BARSTOW, Calif. — Water sample test results show that the Barstow wastewater treatment plant is functioning normally after an oil sludge spill on BNSF property overflowed into the city sewer system in early December.

The city and BNSF are still trying to determine how the incident happened and how much it cost to fix.

The Lahontan Regional Water Quality Control Board received water sample test results and signed off on the clean-up at the wastewater plant on Dec. 19, said Lahontan senior engineer Cindi Mitton. The city took samples of treated wastewater on Dec. 12 and sent them to an outside lab to be tested for oil and grease. No detectable levels were found, Mitton said Wednesday.

The spill was reported on Dec. 4, after storage tanks used by BNSF to hold partially treated oil sludge overflowed due to an equipment malfunction, San Bernardino County Fire Department hazardous materials specialist Greg Zeigler said at the time. The railyard treats its own petroleum waste, which then goes to the city’s wastewater plant for further treatment. A large amount of oil sludge pooled inside the BNSF treatment facility and an unknown amount flowed into the city’s sewer system.

The overflow to the wastewater treatment plant did not shut down the entire facility, but it damaged the headworks, which filters solids from the sewage, and killed microbes in the tanks used to purify the treated wastewater.

The oil was immediately skimmed off of the water held in the plant’s clarifying tanks, but Lahontan could not sign off on the clean-up until lab results returned, Mitton said. The city kept its treated wastewater contained in one on-site pond and refrained from using it for irrigation or other outside purposes until Lahontan had approved the clean-up, she said.

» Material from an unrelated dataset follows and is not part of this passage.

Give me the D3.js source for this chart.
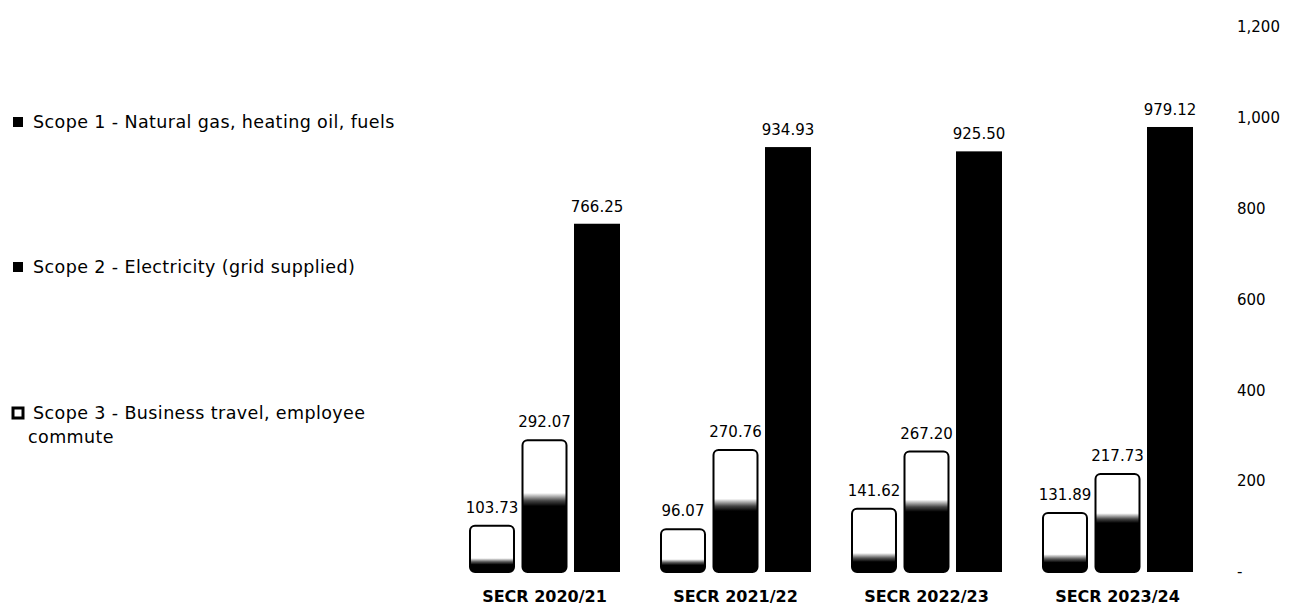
<!DOCTYPE html>
<html>
<head>
<meta charset="utf-8">
<script src="https://cdn.jsdelivr.net/npm/d3@7"></script>
<style>
  html, body { margin: 0; padding: 0; background: #fff; }
  svg { display: block; }
  text { font-family: "DejaVu Sans", sans-serif; fill: #000; }
</style>
</head>
<body>
<svg id="chart" width="1289" height="609"></svg>
<script>
const categories = ["SECR 2020/21", "SECR 2021/22", "SECR 2022/23", "SECR 2023/24"];
const seriesNames = [
  "Scope 1 - Natural gas, heating oil, fuels",
  "Scope 2 - Electricity (grid supplied)",
  "Scope 3 - Business travel, employee commute"
];
const scope1 = [103.73, 96.07, 141.62, 131.89];
const scope2 = [292.07, 270.76, 267.20, 217.73];
const scope3 = [766.25, 934.93, 925.50, 979.12];
const yTickValues = [0, 200, 400, 600, 800, 1000, 1200];

const series = [scope1, scope2, scope3];
const svg = d3.select("#chart");

// Gradients to mimic the scanned look of the outlined bars
const defs = svg.append("defs");
function grad(id, stops) {
  const g = defs.append("linearGradient").attr("id", id)
    .attr("x1", 0).attr("y1", 0).attr("x2", 0).attr("y2", 1);
  stops.forEach(s => g.append("stop").attr("offset", s[0]).attr("stop-color", s[1]));
}
grad("g0", [[0, "#fff"], [0.70, "#fff"], [0.78, "#555"], [0.84, "#000"], [1, "#000"]]);
grad("g1", [[0, "#fff"], [0.40, "#fff"], [0.46, "#444"], [0.50, "#000"], [1, "#000"]]);

const x0 = d3.scaleBand().domain(categories).range([449, 1213])
  .paddingInner(40 / 191).paddingOuter(20 / 191);
const x1 = d3.scaleBand().domain([0, 1, 2]).range([0, x0.bandwidth()])
  .paddingInner(0.124).paddingOuter(0);
const y = d3.scaleLinear().domain([0, 1200]).range([572, 572 - 1200 * 0.4545]);

const rows = categories.map((c, i) => ({ cat: c, vals: series.map((s, k) => ({ k, v: s[i] })) }));

const groups = svg.append("g").selectAll("g").data(rows).join("g")
  .attr("transform", d => `translate(${x0(d.cat)},0)`);

groups.selectAll("rect").data(d => d.vals).join("rect")
  .attr("x", d => x1(d.k) + (d.k < 2 ? 1 : 0))
  .attr("width", d => x1.bandwidth() - (d.k < 2 ? 2 : 0))
  .attr("y", d => y(d.v) + (d.k < 2 ? 1 : 0))
  .attr("height", d => y(0) - y(d.v) - (d.k < 2 ? 1 : 0))
  .attr("rx", d => d.k < 2 ? 5 : 0)
  .attr("fill", d => d.k === 0 ? "url(#g0)" : d.k === 1 ? "url(#g1)" : "#000")
  .attr("stroke", d => d.k < 2 ? "#000" : "none")
  .attr("stroke-width", 2);

groups.selectAll("text.val").data(d => d.vals).join("text")
  .attr("class", "val")
  .attr("x", d => x1(d.k) + x1.bandwidth() / 2)
  .attr("y", d => y(d.v) - 12)
  .attr("text-anchor", "middle")
  .style("font-size", "15px")
  .text(d => d.v.toFixed(2));

// category labels
svg.append("g").selectAll("text").data(categories).join("text")
  .attr("x", d => x0(d) + x0.bandwidth() / 2)
  .attr("y", 602)
  .attr("text-anchor", "middle")
  .style("font-size", "16px")
  .style("font-weight", "bold")
  .text(d => d);

// right value axis (labels only)
const yAxis = d3.axisRight(y).tickValues(yTickValues).tickSize(0).tickPadding(0)
  .tickFormat(v => v === 0 ? "-" : d3.format(",")(v));
const ag = svg.append("g").attr("transform", "translate(1237,0)").call(yAxis);
ag.select(".domain").remove();
ag.selectAll("text").style("font-family", "'DejaVu Sans', sans-serif")
  .style("font-size", "15px").attr("fill", "#000");

// legend
const legendY = [122, 267, 413];
const lg = svg.append("g").selectAll("g").data(seriesNames).join("g")
  .attr("transform", (d, i) => `translate(0,${legendY[i]})`);
lg.append("rect")
  .attr("x", 13).attr("y", -5).attr("width", 10).attr("height", 10)
  .attr("fill", (d, i) => i < 2 ? "#000" : "#fff")
  .attr("stroke", "#000").attr("stroke-width", (d, i) => i < 2 ? 0 : 3);
lg.append("text")
  .attr("x", 33).attr("y", 6)
  .style("font-size", "17.5px")
  .style("letter-spacing", "0.4px")
  .each(function (d, i) {
    const t = d3.select(this);
    if (i === 2) {
      t.append("tspan").attr("x", 33).attr("dy", 0).text("Scope 3 - Business travel, employee");
      t.append("tspan").attr("x", 28).attr("dy", 24).text("commute");
    } else {
      t.text(d);
    }
  });
</script>
</body>
</html>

Mitton said the water board’s main concern in requiring the sampling was that the oil could harm the treatment plant’s operations, not that the oil would get into the groundwater in any significant quantity.

The city took daily samples after the spill, until the lab results came back showing no detectable level of oil and grease, city spokesman John Rader said.

The costs to the city of the additional sampling, labor and chemicals are still being calculated, he said. Both the city and BNSF are conducting internal reviews of the incident, and the rail company will provide the city with a report identifying what measures it will take to prevent future incidents. Rader said the city expects to complete its own audit of the spill by the end of February.

BNSF spokeswoman Lena Kent said the railway has agreed to pick up the entire cost of remediation at the wastewater plant.

Zeigler said Wednesday that the clean-up at the BNSF yard is still in its final stages. He did not have an exact figure on the volume of oil sludge that had spilled.